Como os bancos estão lidando com as questões ambientais?

Os bancos brasileiros têm e terão papel de relevo na transição para uma economia de baixo carbono, para uma economia mais verde, para uma necessária transição energética e, especialmente, para monetização de ativos ambientais. Sou testemunha de que o setor bancário tem avançado nos esforços para a transição do país a uma economia mais verde e de baixo carbono, assim como na promoção das finanças sustentáveis. Atualmente, as instituições financeiras também desempenham funções de emissão e concessão nessas operações.

Os bancos já captaram mais de R$ 41 bilhões (6,8 bilhões de euros) em Operações Rotuladas até julho de 2024. Esses recursos estão sendo direcionados para seus clientes, a fim de que o capital seja investido em atividades que tragam benefícios ambientais, sociais e climáticos. Desde 2015, o setor bancário utiliza a “Taxonomia Verde da Febraban”, e já destinamos mais de 20% do crédito para as empresas em empreendimentos da chamada economia verde. Em 2024, a Febraban passou a integrar o Comitê Consultivo da Taxonomia Sustentável Brasileira, o que revela que estamos engajados na agenda ESG.

Os bancos estão impondo restrições para desmatadores? Quais?

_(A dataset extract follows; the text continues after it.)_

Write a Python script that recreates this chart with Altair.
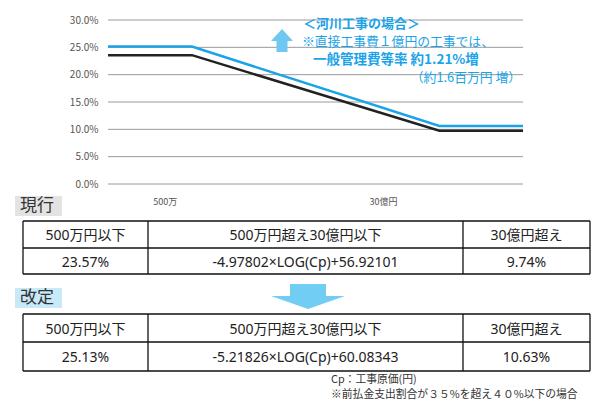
import altair as alt
import pandas as pd

W, H = 604, 413
FONT = "Noto Sans CJK JP"
FONT_MIX = "Noto Sans, Noto Sans CJK JP"
BLUE = "#1aa3e8"
TEXT = "#222222"

# ---------------- data ----------------
series = ["現行", "改定"]
breaks_log = [6.69897, 9.47712]          # log10(500万円), log10(30億円)
rate_low = [23.57, 25.13]                # 500万円以下
rate_high = [9.74, 10.63]                # 30億円超え
y_ticks = [0, 5, 10, 15, 20, 25, 30]
x_tick_labels = ["500万", "30億円"]
x_tick_pos = [6.40, 8.85]

col_headers = ["500万円以下", "500万円超え30億円以下", "30億円超え"]
cur_values = ["23.57%", "-4.97802×LOG(Cp)+56.92101", "9.74%"]
new_values = ["25.13%", "-5.21826×LOG(Cp)+60.08343", "10.63%"]
table_labels = ["現行", "改定"]
note_lines = ["＜河川工事の場合＞", "※直接工事費１億円の工事では、",
              "一般管理費等率 約1.21%増", "（約1.6百万円 増）"]
foot_lines = ["Cp：工事原価(円)", "※前払金支出割合が３５%を超え４０%以下の場合"]

# ---------------- layout ----------------
X_DOMAIN = [5.756, 10.416]
X_RANGE = [108, 523]
Y_RANGE = [184, 20]
COL_EDGES = [23, 148, 463, 590]
TABLE_ROWS = [[221, 248, 274], [314, 342, 371]]
LABEL_BOX = [[15, 62, 196, 216], [15, 62, 288, 308]]
BOX_FILLS = ["#e3e3e3", "#c8e9f9"]

# ---------------- line chart part ----------------
xs = alt.Scale(domain=X_DOMAIN, range=X_RANGE, nice=False, zero=False)
ys = alt.Scale(domain=[0, 0.30], range=Y_RANGE, nice=False, zero=False)

line_rows = []
for s, lo, hi in zip(series, rate_low, rate_high):
    pts = [X_DOMAIN[0], breaks_log[0], breaks_log[1], X_DOMAIN[1]]
    vals = [lo, lo, hi, hi]
    for i, (p, v) in enumerate(zip(pts, vals)):
        line_rows.append({"series": s, "x": p, "v": v / 100, "i": i})
line_df = pd.DataFrame(line_rows)

grid_df = pd.DataFrame({"v": [t / 100 for t in y_ticks],
                        "x0": X_DOMAIN[0], "x1": X_DOMAIN[1]})

grid = alt.Chart(grid_df).mark_rule(color="#9a9a9a", strokeWidth=1).encode(
    x=alt.X("x0:Q", scale=xs, axis=None),
    x2="x1:Q",
    y=alt.Y("v:Q", scale=ys, axis=alt.Axis(
        values=[t / 100 for t in y_ticks], format=".1%", grid=False,
        domain=False, ticks=False, labelPadding=10, offset=-X_RANGE[0],
        title=None, labelFont=FONT, labelFontSize=10, labelColor="#555")),
)

lines = alt.Chart(line_df).mark_line(strokeWidth=2.5).encode(
    x=alt.X("x:Q", scale=xs, axis=None),
    y=alt.Y("v:Q", scale=ys),
    color=alt.Color("series:N", scale=alt.Scale(domain=series, range=["#222222", BLUE]), legend=None),
    order="i:Q",
)

xlab_df = pd.DataFrame({"x": x_tick_pos, "label": x_tick_labels})
xlab = alt.Chart(xlab_df).mark_text(font=FONT, fontSize=9, color="#555", baseline="middle").encode(
    x=alt.X("x:Q", scale=xs, axis=None),
    y=alt.value(202),
    text="label:N",
)

line_part = alt.layer(grid, lines, xlab)

# ---------------- pixel-space part (tables, notes) ----------------
pxs = alt.Scale(domain=[0, W], nice=False, zero=False)
pys = alt.Scale(domain=[0, H], nice=False, zero=False, reverse=True)

def PX(f):
    return alt.X(f, type="quantitative", scale=pxs, axis=None)

def PY(f):
    return alt.Y(f, type="quantitative", scale=pys, axis=None)

box_df = pd.DataFrame([{"x0": b[0], "x1": b[1], "y0": b[2], "y1": b[3], "lab": l, "fill": f,
                        "ty": (b[2] + b[3]) / 2}
                       for b, l, f in zip(LABEL_BOX, table_labels, BOX_FILLS)])
boxes = alt.Chart(box_df).mark_rect().encode(
    x=PX("x0"), x2="x1", y=PY("y0"), y2="y1",
    fill=alt.Fill("fill:N", scale=None),
)
box_text = alt.Chart(box_df).mark_text(font=FONT, fontSize=17, color="#333", align="left",
                                        baseline="middle").encode(
    x=alt.value(LABEL_BOX[0][0] + 5), y=PY("ty"), text="lab:N")

hrules, vrules, cells = [], [], []
for rows, vals in zip(TABLE_ROWS, [cur_values, new_values]):
    for y in rows:
        hrules.append({"x0": COL_EDGES[0], "x1": COL_EDGES[-1], "y": y})
    for x in COL_EDGES:
        vrules.append({"x": x, "y0": rows[0], "y1": rows[-1]})
    for c in range(3):
        cx = (COL_EDGES[c] + COL_EDGES[c + 1]) / 2
        cells.append({"x": cx, "y": (rows[0] + rows[1]) / 2 + 1.5, "t": col_headers[c]})
        cells.append({"x": cx, "y": (rows[1] + rows[2]) / 2 + 1.5, "t": vals[c]})

h_rule = alt.Chart(pd.DataFrame(hrules)).mark_rule(color="#111", strokeWidth=1.3).encode(
    x=PX("x0"), x2="x1", y=PY("y"))
v_rule = alt.Chart(pd.DataFrame(vrules)).mark_rule(color="#111", strokeWidth=1.3).encode(
    x=PX("x"), y=PY("y0"), y2="y1")
cell_text = alt.Chart(pd.DataFrame(cells)).mark_text(font=FONT_MIX, fontSize=14, color=TEXT,
                                                      baseline="middle").encode(
    x=PX("x"), y=PY("y"), text="t:N")

note_df = pd.DataFrame({
    "t": note_lines,
    "x": [303, 302, 313, 521],
    "y": [24, 41.5, 60, 78],
    "align": ["left", "left", "left", "right"],
    "bold": ["bold", "normal", "bold", "normal"],
    "size": [13, 12.8, 13.5, 12.8],
})
notes = []
for _, r in note_df.iterrows():
    notes.append(alt.Chart(pd.DataFrame([r])).mark_text(
        font=FONT, fontSize=float(r["size"]), fontWeight=r["bold"], color=BLUE,
        align=r["align"], baseline="middle").encode(x=PX("x"), y=PY("y"), text="t:N"))

foot_df = pd.DataFrame({"t": foot_lines, "x": [331, 331], "y": [380, 395]})
foot = alt.Chart(foot_df).mark_text(font=FONT, fontSize=10.8, color="#333", align="left",
                                    baseline="middle").encode(x=PX("x"), y=PY("y"), text="t:N")

UP = "M0,-1.045L1,0.045L0.5,0.045L0.5,1.045L-0.5,1.045L-0.5,0.045L-1,0.045Z"
DOWN = "M-0.486,-0.338L0.486,-0.338L0.486,-0.014L1,-0.014L0,0.338L-1,-0.014L-0.486,-0.014Z"
up_arrow = alt.Chart(pd.DataFrame({"x": [282], "y": [40.5]})).mark_point(
    shape=UP, size=484, filled=True, fill="#6fc8f2", strokeWidth=0, opacity=1).encode(
    x=PX("x"), y=PY("y"))
down_arrow = alt.Chart(pd.DataFrame({"x": [308], "y": [296.5]})).mark_point(
    shape=DOWN, size=5476, filled=True, fill="#72cdf4", strokeWidth=0, opacity=1).encode(
    x=PX("x"), y=PY("y"))

px_part = alt.layer(boxes, box_text, h_rule, v_rule, cell_text, *notes, foot, up_arrow, down_arrow)

chart = alt.layer(line_part, px_part).resolve_scale(
    x="independent", y="independent"
).properties(
    width=W, height=H, padding=0, autosize=alt.AutoSizeParams(type="none"),
    background="white",
).configure_view(stroke=None)

chart.save("out.html", embed_options={"renderer": "svg", "actions": False})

Sim, e vamos avançar mais nessa toada. Em março de 2023, a Febraban introduziu um novo normativo em seu Sistema de Autorregulação Bancária, que obriga os bancos a terem protocolos internos contra o desmatamento ilegal, especialmente nas operações de crédito com clientes frigoríficos e matadouros.

Qual a sua perspectiva para o futuro do sistema financeiro? O dinheiro físico vai acabar?

No setor bancário, tudo vai se aprimorando. Nada acabará de uma vez. Os bancos estarão sempre prontos para as mudanças. Não existe um apocalipse na indústria financeira. Sempre haverá uma Arca de Noé, onde o original será preservado e terá enorme valor. Os bancos e a circulação do dinheiro nunca irão desaparecer. No fundo, todos os atores do mercado querem ser como um banco e há espaço para todos. Somos uma indústria, e cada qual é um elo importante numa grande engrenagem.

Olhando tudo isso, o dinheiro físico não vai desaparecer, mas a sua importância será cada vez menor. No Brasil, por exemplo, a tecnologia aplicada aos meios de pagamento, a crescente inclusão financeira e a facilidade na utilização dos produtos financeiros reduzirão dramaticamente a utilização do dinheiro físico. Mas a intermediação financeira e bancária permanecerá firme e forte. E assim espero!